Sétima e última questão: onde é que isto tudo nos leva? No final da semana passada o PS começou a falar de “luta de lama” e, depois de conhecidas as respostas do primeiro-ministro, remeteu o caso para o julgamento futuro dos eleitores. Os cínicos dirão que só o fez porque entretanto começaram a pairar dúvidas sobre possíveis casos que envolvessem o seu líder, António Costa. Eu prefiro, desta vez, não ser cínico e acreditar que o PS percebeu que não havia neste caso gravidade nem dimensão para deixar que a discussão política passasse para outros níveis, ao contrário do que continuam a pretender o PCP e o Bloco.

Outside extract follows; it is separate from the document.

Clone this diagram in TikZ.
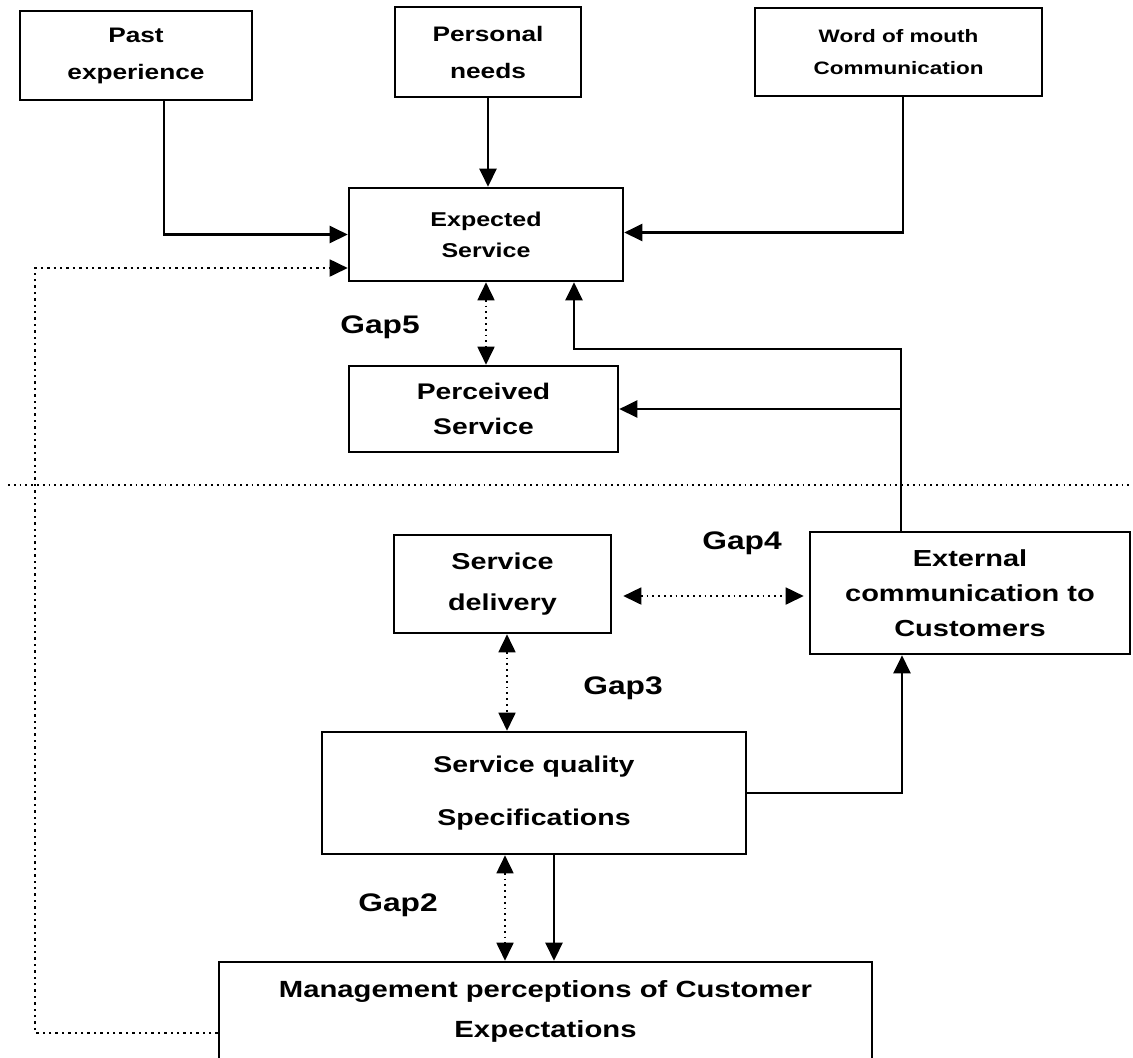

Olhemos para a vizinha Espanha e vejamos o que se está a passar. É possível que, nas próximas eleições, o sistema político que assegurou a transição para a democracia e a integração europeia impluda, e não apenas porque a crise sacrificou muitos espanhóis. O que está a minar os grandes partidos é a percepção de que estes estão tomados por corruptos e formam uma oligarquia intocável – “la casta”, como demagogicamente se lhes refere o líder do Podemos.

Portugal não está na mesma situação, mas não nos faltam casos realmente graves, processos e escândalos intoleráveis, para que qualquer político responsável saiba que caminha sobre brasas. Criar ou deixar criar na opinião pública a percepção de que “são todos iguais”, quando não são e se sabe que não são, é abrir caminho aos que, colocando-se contra o regime, podem surgir como redentores, e não como os demagogos que realmente são.

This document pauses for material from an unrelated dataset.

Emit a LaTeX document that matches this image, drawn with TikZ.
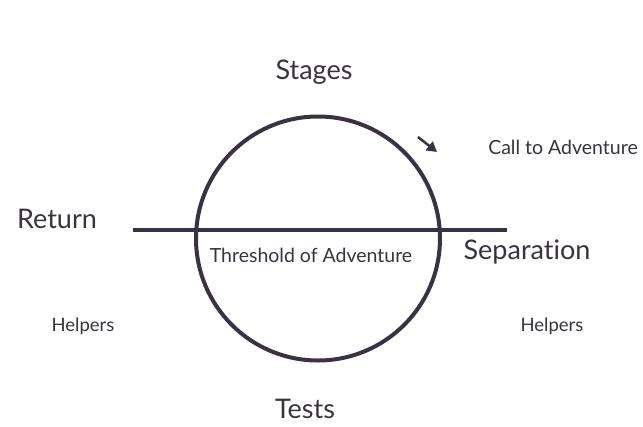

É bom saber distinguir o essencial do acessório. É preciso separar os erros, mesmo os mais condenáveis, dos crimes. E não confundir a necessidade de transparência com exigências demagógicas e voyeuristas.

Já vi, com tristeza, compatriotas meus elegerem alegremente políticos que sabiam duvidosos (e que até acabaram presos) sem especiais estados de alma. Mas, neste caso, não penso que o julgamento sobre Passos Coelho deva incidir sobre descontos que não fez há mais de dez anos, antes sobre as reformas que deixou por fazer nestes quatro anos – e também sobre as que fez e a forma como a sua teimosia foi, em certos dias mais complicados, uma virtude. Esse é o debate que conta. O debate que terá como outro protagonista António Costa.